▸ TASK INSTRUCTIONS: Write out the listing below exactly, and omit any images you find in it.

(Stored dataset items)
▽
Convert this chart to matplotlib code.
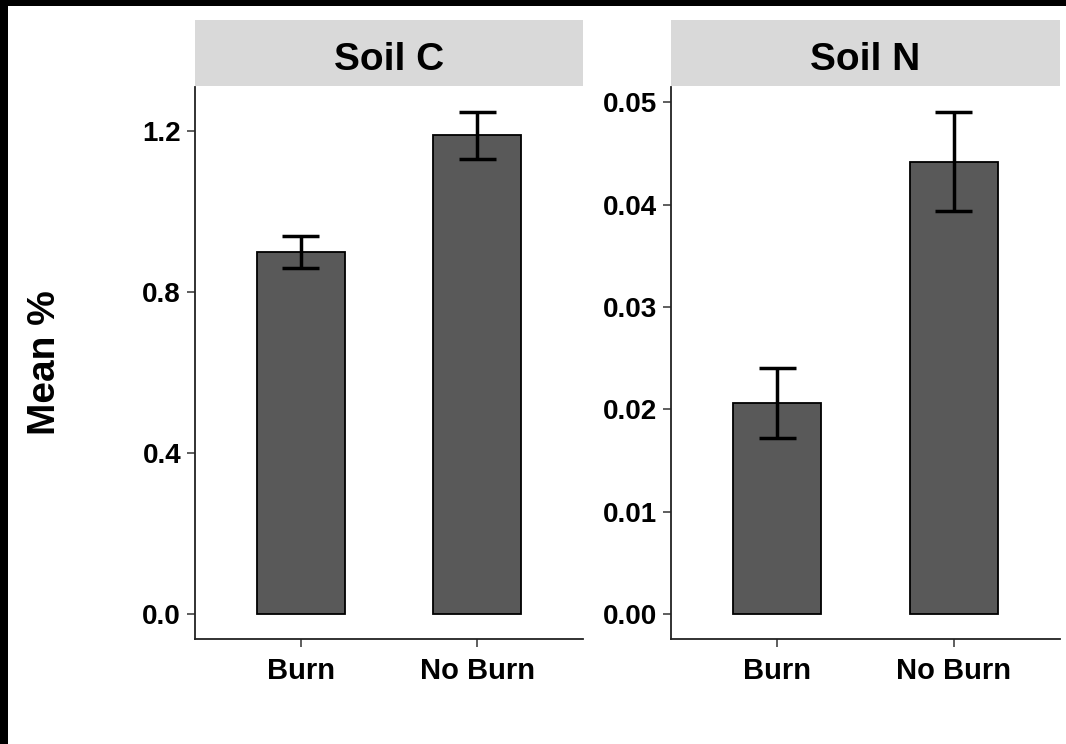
import numpy as np
import matplotlib
matplotlib.use("Agg")
import matplotlib.pyplot as plt
from matplotlib.patches import Rectangle

plt.rcParams['font.family'] = ['Liberation Sans', 'DejaVu Sans']
plt.rcParams['font.weight'] = 'bold'

# data
groups = ["Burn", "No Burn"]
panels = ["Soil C", "Soil N"]
soil_c_mean = [0.90, 1.19]
soil_c_se = [0.040, 0.058]
soil_n_mean = [0.0206, 0.0442]
soil_n_se = [0.00345, 0.00485]
soil_c_ticks = [0.0, 0.4, 0.8, 1.2]
soil_n_ticks = [0.00, 0.01, 0.02, 0.03, 0.04, 0.05]

W, H = 1066, 744
fig = plt.figure(figsize=(W / 100, H / 100), dpi=100)
fig.patch.set_facecolor("white")

# black frame remnants at top and left edges
fig.patches.append(Rectangle((0, 1 - 6 / H), 1, 6 / H, transform=fig.transFigure,
                             facecolor="black", edgecolor="none"))
fig.patches.append(Rectangle((0, 0), 8 / W, 1, transform=fig.transFigure,
                             facecolor="black", edgecolor="none"))

def px_axes(x0, x1, y0, y1):
    return fig.add_axes([x0 / W, 1 - y1 / H, (x1 - x0) / W, (y1 - y0) / H])

boxes = [(195, 583), (671, 1060)]
means = [soil_c_mean, soil_n_mean]
ses = [soil_c_se, soil_n_se]
ticks = [soil_c_ticks, soil_n_ticks]
fmts = ["{:.1f}", "{:.2f}"]

for i, (x0, x1) in enumerate(boxes):
    ax = px_axes(x0, x1, 87, 639)
    x = np.arange(1, len(groups) + 1)
    m = np.array(means[i])
    s = np.array(ses[i])
    ax.bar(x, m, width=0.5, color="#595959", edgecolor="black", linewidth=1.3, zorder=2)
    ax.vlines(x, m - s, m + s, color="black", linewidth=2.5, zorder=3)
    ax.hlines(m + s, x - 0.105, x + 0.105, color="black", linewidth=2.5, zorder=3)
    ax.hlines(m - s, x - 0.105, x + 0.105, color="black", linewidth=2.5, zorder=3)

    top = float(np.max(m + s))
    ax.set_ylim(-0.05 * top, top * 1.05)
    ax.set_xlim(0.4, len(groups) + 0.6)
    ax.set_yticks(ticks[i])
    ax.set_yticklabels([fmts[i].format(t) for t in ticks[i]], fontsize=20, fontweight="bold")
    ax.set_xticks(x)
    ax.set_xticklabels(groups, fontsize=21, fontweight="bold")
    for side in ["top", "right"]:
        ax.spines[side].set_visible(False)
    for side in ["left", "bottom"]:
        ax.spines[side].set_color("#222222")
        ax.spines[side].set_linewidth(1.3)
    ax.tick_params(axis="both", length=6, width=1.1, color="#333333", labelcolor="black")
    ax.tick_params(axis="y", pad=4)
    ax.tick_params(axis="x", pad=7)

    # facet strip
    sax = px_axes(x0, x1, 20, 86)
    sax.set_facecolor("#d9d9d9")
    sax.set_xticks([])
    sax.set_yticks([])
    for sp in sax.spines.values():
        sp.set_visible(False)
    sax.text(0.5, 0.40, panels[i], ha="center", va="center", fontsize=28,
             fontweight="bold", transform=sax.transAxes)

fig.text(45 / W, 1 - 363 / H, "Mean %", rotation=90, ha="center", va="center",
         fontsize=28, fontweight="bold")

fig.savefig("out.png", dpi=100)
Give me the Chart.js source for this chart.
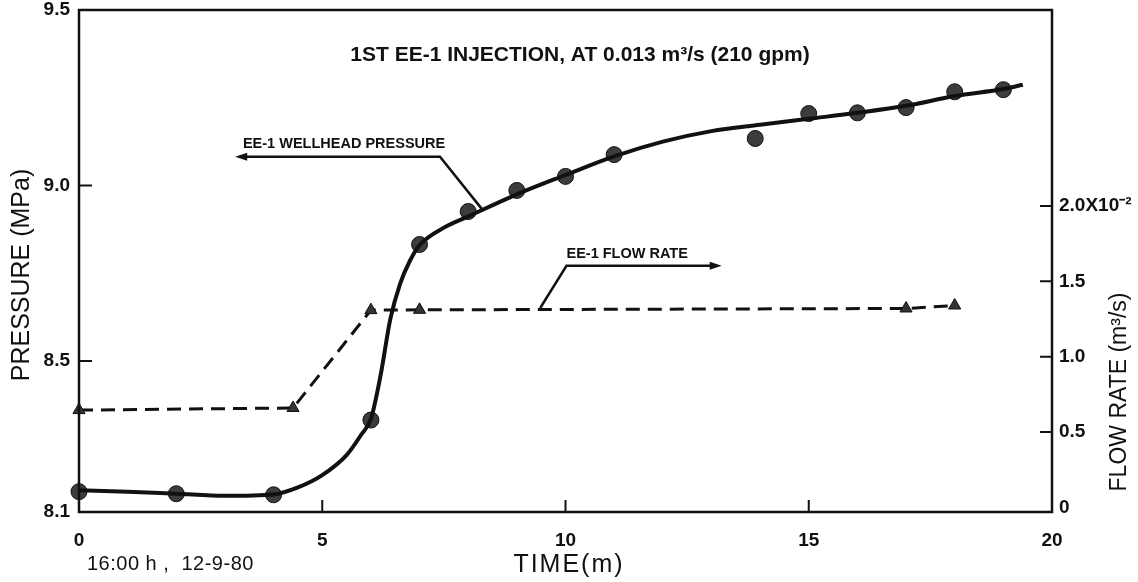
△
▸ EXERCISE RESPONSE:
Convert this chart to matplotlib code.
import numpy as np
import matplotlib
matplotlib.use("Agg")
import matplotlib.pyplot as plt
from matplotlib.patches import Rectangle

plt.rcParams['font.family'] = ['Liberation Sans', 'DejaVu Sans']
plt.rcParams['font.weight'] = 'bold'

# data
groups = ["Burn", "No Burn"]
panels = ["Soil C", "Soil N"]
soil_c_mean = [0.90, 1.19]
soil_c_se = [0.040, 0.058]
soil_n_mean = [0.0206, 0.0442]
soil_n_se = [0.00345, 0.00485]
soil_c_ticks = [0.0, 0.4, 0.8, 1.2]
soil_n_ticks = [0.00, 0.01, 0.02, 0.03, 0.04, 0.05]

W, H = 1066, 744
fig = plt.figure(figsize=(W / 100, H / 100), dpi=100)
fig.patch.set_facecolor("white")

# black frame remnants at top and left edges
fig.patches.append(Rectangle((0, 1 - 6 / H), 1, 6 / H, transform=fig.transFigure,
                             facecolor="black", edgecolor="none"))
fig.patches.append(Rectangle((0, 0), 8 / W, 1, transform=fig.transFigure,
                             facecolor="black", edgecolor="none"))

def px_axes(x0, x1, y0, y1):
    return fig.add_axes([x0 / W, 1 - y1 / H, (x1 - x0) / W, (y1 - y0) / H])

boxes = [(195, 583), (671, 1060)]
means = [soil_c_mean, soil_n_mean]
ses = [soil_c_se, soil_n_se]
ticks = [soil_c_ticks, soil_n_ticks]
fmts = ["{:.1f}", "{:.2f}"]

for i, (x0, x1) in enumerate(boxes):
    ax = px_axes(x0, x1, 87, 639)
    x = np.arange(1, len(groups) + 1)
    m = np.array(means[i])
    s = np.array(ses[i])
    ax.bar(x, m, width=0.5, color="#595959", edgecolor="black", linewidth=1.3, zorder=2)
    ax.vlines(x, m - s, m + s, color="black", linewidth=2.5, zorder=3)
    ax.hlines(m + s, x - 0.105, x + 0.105, color="black", linewidth=2.5, zorder=3)
    ax.hlines(m - s, x - 0.105, x + 0.105, color="black", linewidth=2.5, zorder=3)

    top = float(np.max(m + s))
    ax.set_ylim(-0.05 * top, top * 1.05)
    ax.set_xlim(0.4, len(groups) + 0.6)
    ax.set_yticks(ticks[i])
    ax.set_yticklabels([fmts[i].format(t) for t in ticks[i]], fontsize=20, fontweight="bold")
    ax.set_xticks(x)
    ax.set_xticklabels(groups, fontsize=21, fontweight="bold")
    for side in ["top", "right"]:
        ax.spines[side].set_visible(False)
    for side in ["left", "bottom"]:
        ax.spines[side].set_color("#222222")
        ax.spines[side].set_linewidth(1.3)
    ax.tick_params(axis="both", length=6, width=1.1, color="#333333", labelcolor="black")
    ax.tick_params(axis="y", pad=4)
    ax.tick_params(axis="x", pad=7)

    # facet strip
    sax = px_axes(x0, x1, 20, 86)
    sax.set_facecolor("#d9d9d9")
    sax.set_xticks([])
    sax.set_yticks([])
    for sp in sax.spines.values():
        sp.set_visible(False)
    sax.text(0.5, 0.40, panels[i], ha="center", va="center", fontsize=28,
             fontweight="bold", transform=sax.transAxes)

fig.text(45 / W, 1 - 363 / H, "Mean %", rotation=90, ha="center", va="center",
         fontsize=28, fontweight="bold")

fig.savefig("out.png", dpi=100)
Give me the Chart.js source for this chart.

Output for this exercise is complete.